Becoming Real doesn’t happen overnight to toys or people. “Generally, by the time you are Real, most of your hair has been loved off, and your eyes drop out and you get loose in the joints and very shabby. But these things don’t matter at all, because once you are Real, you can’t be ugly, except to people who don’t understand.”

In order for toys to become Real, they must be loved by a child. In order for us to become Real, we must become lovers of real life in all its complexity and uncertainty. Like the Velveteen Rabbit, we long to become Real, to know what authenticity feels like. Sometimes this hurts. The thought of losing our whiskers and having our tail come unsewn is frightening. In a world that judges by appearances, it’s embarrassing having all the pink rubbed off your nose. The Velveteen Rabbit isn’t alone in wishing to become Real without any uncomfortable or unpleasant things happening.

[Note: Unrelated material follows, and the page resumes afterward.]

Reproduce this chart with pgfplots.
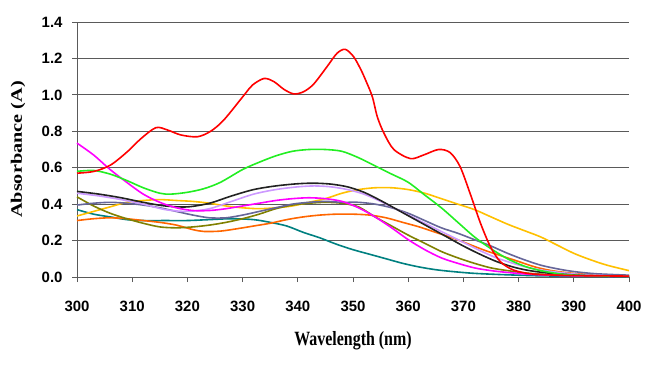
\documentclass[border=0pt]{standalone}
\usepackage{fontspec}
\setmainfont{Liberation Serif}
\setsansfont{Liberation Sans}
\usepackage{graphicx}
\usepackage{pgfplots}
\pgfplotsset{compat=1.18}
\definecolor{cRed}{HTML}{FF0000}
\definecolor{cGreen}{HTML}{22EE22}
\definecolor{cMag}{HTML}{FF00FF}
\definecolor{cBlack}{HTML}{222222}
\definecolor{cLav}{HTML}{CC99FF}
\definecolor{cSlate}{HTML}{666699}
\definecolor{cOrange}{HTML}{FF6600}
\definecolor{cTeal}{HTML}{008080}
\definecolor{cGold}{HTML}{FFC000}
\definecolor{cOlive}{HTML}{808000}
\definecolor{cGrid}{HTML}{5A5A5A}
\begin{document}
\begin{tikzpicture}
\begin{axis}[name=ax,
  scale only axis, width=552bp, height=255bp,
  xmin=300, xmax=400, ymin=0, ymax=1.4,
  xtick={300,310,...,400}, ytick={0,0.2,...,1.4},
  axis x line*=bottom, axis y line*=left,
  axis line style={cGrid, line width=1pt, -},
  tick style={cGrid, line width=0.8pt},
  tick align=outside, major tick length=5bp,
  ymajorgrids, grid style={cGrid, line width=1pt},
  /pgf/number format/assume math mode=true,
  yticklabel style={/pgf/number format/fixed,/pgf/number format/precision=1,/pgf/number format/fixed zerofill, xshift=-6bp},
  ticklabel style={font=\sffamily\bfseries\fontsize{15}{17}\selectfont},
  xticklabel style={yshift=-16bp},
  xlabel={\scalebox{1}[1.27]{\bfseries Wavelength (nm)}},
  ylabel={\scalebox{1.27}[1]{\bfseries Absorbance (A)}},
  label style={font=\fontsize{16}{18}\selectfont},
  xlabel style={at={(axis description cs:0.5,0)}, anchor=center, yshift=-64bp},
  ylabel style={at={(axis description cs:0,0.5)}, anchor=center, yshift=59bp},
  every axis plot/.append style={line width=1.6bp, smooth, no marks},
  clip=false,
]
\addplot[cTeal] coordinates {(300,0.37)(303,0.345)(306,0.33)(309,0.315)(312,0.31)(316,0.31)(320,0.31)(324,0.315)(328,0.32)(332,0.315)(335,0.30)(338,0.28)(341,0.245)(344,0.215)(347,0.18)(350,0.15)(353,0.125)(356,0.10)(359,0.075)(362,0.055)(365,0.04)(368,0.03)(372,0.02)(378,0.012)(385,0.006)(400,0.002)};
\addplot[cOrange] coordinates {(300,0.31)(303,0.32)(306,0.325)(309,0.32)(312,0.31)(315,0.30)(318,0.285)(321,0.26)(323,0.25)(326,0.252)(329,0.265)(332,0.28)(335,0.295)(338,0.315)(341,0.33)(344,0.34)(347,0.345)(350,0.345)(353,0.34)(356,0.325)(359,0.30)(362,0.275)(365,0.245)(368,0.215)(371,0.18)(374,0.145)(377,0.115)(380,0.085)(383,0.055)(386,0.035)(390,0.02)(395,0.01)(400,0.005)};
\addplot[cGold] coordinates {(300,0.335)(303,0.36)(306,0.385)(309,0.41)(312,0.42)(315,0.425)(318,0.42)(321,0.415)(324,0.405)(327,0.39)(330,0.38)(333,0.375)(336,0.38)(339,0.39)(342,0.41)(345,0.43)(348,0.46)(351,0.48)(354,0.49)(357,0.49)(360,0.48)(363,0.46)(366,0.43)(369,0.40)(372,0.37)(375,0.33)(378,0.29)(381,0.255)(384,0.22)(387,0.175)(390,0.13)(393,0.095)(396,0.065)(400,0.035)};
\addplot[cOlive] coordinates {(300,0.44)(303,0.39)(306,0.35)(309,0.32)(312,0.295)(315,0.275)(318,0.27)(321,0.275)(324,0.285)(327,0.30)(330,0.32)(333,0.345)(336,0.375)(339,0.395)(342,0.405)(345,0.41)(348,0.405)(351,0.385)(354,0.33)(357,0.28)(360,0.23)(363,0.185)(366,0.14)(369,0.105)(372,0.075)(375,0.05)(378,0.035)(382,0.02)(388,0.01)(400,0.004)};
\addplot[cSlate] coordinates {(300,0.395)(303,0.405)(306,0.41)(309,0.405)(312,0.395)(315,0.38)(318,0.36)(321,0.34)(324,0.325)(327,0.325)(330,0.34)(333,0.36)(336,0.38)(339,0.40)(342,0.41)(345,0.415)(348,0.41)(351,0.41)(354,0.40)(357,0.38)(360,0.35)(363,0.31)(366,0.27)(369,0.24)(372,0.205)(375,0.17)(378,0.13)(381,0.095)(384,0.065)(387,0.045)(390,0.03)(394,0.018)(400,0.01)};
\addplot[cLav] coordinates {(300,0.46)(304,0.445)(308,0.425)(312,0.40)(316,0.37)(320,0.36)(324,0.375)(328,0.415)(332,0.455)(336,0.48)(340,0.495)(343,0.50)(346,0.495)(349,0.48)(352,0.455)(355,0.415)(358,0.37)(361,0.325)(364,0.28)(367,0.235)(370,0.19)(373,0.145)(376,0.105)(379,0.075)(382,0.05)(386,0.03)(392,0.012)(400,0.004)};
\addplot[cBlack] coordinates {(300,0.47)(304,0.455)(308,0.435)(312,0.41)(316,0.39)(320,0.385)(324,0.405)(328,0.445)(332,0.48)(336,0.50)(340,0.512)(343,0.515)(346,0.51)(349,0.495)(352,0.465)(355,0.42)(358,0.37)(361,0.32)(364,0.27)(367,0.22)(370,0.17)(373,0.125)(376,0.085)(379,0.055)(382,0.035)(386,0.02)(392,0.008)(400,0.003)};
\addplot[cMag] coordinates {(300,0.735)(303,0.67)(306,0.59)(309,0.52)(312,0.455)(315,0.41)(318,0.38)(321,0.365)(324,0.365)(327,0.375)(330,0.39)(333,0.405)(336,0.42)(339,0.43)(342,0.435)(345,0.43)(348,0.415)(351,0.38)(354,0.33)(357,0.27)(360,0.205)(363,0.15)(366,0.105)(369,0.075)(372,0.05)(375,0.035)(378,0.025)(382,0.015)(388,0.008)(400,0.003)};
\addplot[cGreen] coordinates {(300,0.58)(303,0.585)(306,0.565)(309,0.53)(312,0.49)(315,0.46)(317,0.455)(320,0.465)(323,0.485)(326,0.52)(330,0.59)(333,0.63)(336,0.665)(339,0.69)(342,0.70)(345,0.70)(348,0.69)(351,0.655)(354,0.61)(357,0.565)(360,0.52)(363,0.45)(366,0.38)(369,0.30)(372,0.22)(375,0.155)(378,0.10)(381,0.06)(384,0.035)(388,0.015)(392,0.008)(400,0.003)};
\addplot[cRed] coordinates {(300,0.57)(303.1,0.58)(306.1,0.615)(309.2,0.69)(311.6,0.76)(314.3,0.82)(316.4,0.807)(318.8,0.78)(321.8,0.77)(324.2,0.80)(326.6,0.862)(330.3,1.0)(331.8,1.054)(333.9,1.09)(335.7,1.072)(337.5,1.03)(339.3,1.005)(341.1,1.018)(342.9,1.06)(345.3,1.155)(347.1,1.228)(348.6,1.25)(350.1,1.21)(351.4,1.14)(352.3,1.08)(353.5,0.99)(354.4,0.88)(355.6,0.79)(357.4,0.70)(360.4,0.65)(362.8,0.67)(365.5,0.70)(367.6,0.683)(369.4,0.606)(371.2,0.46)(373.1,0.295)(374.9,0.166)(376.7,0.084)(379.1,0.038)(382.7,0.016)(390,0.008)(400,0.005)};
\end{axis}
\path (ax.south west) ++(-77bp,-90bp) coordinate (bl);
\path (ax.north east) ++(29bp,22bp) coordinate (tr);
\path (bl) rectangle (tr);
\end{tikzpicture}
\end{document}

One of the ways that we become Real without too much discomfort is by growing gradually into our authenticity. As you learn to acknowledge, accept, and appreciate what it is that makes you different from all the other toys in the cupboard, the process begins. As you learn to trust the wisdom of your heart and make creative choices based on what you know is right for you, process becomes progress. As you learn to endow even the smallest moment of each day with Love, progress becomes reality perfected. Your black-button eyes might have lost their polish, but now these windows to the soul see only beauty. You become not only Real to those who know and love you, but Real to everyone. You become authentic.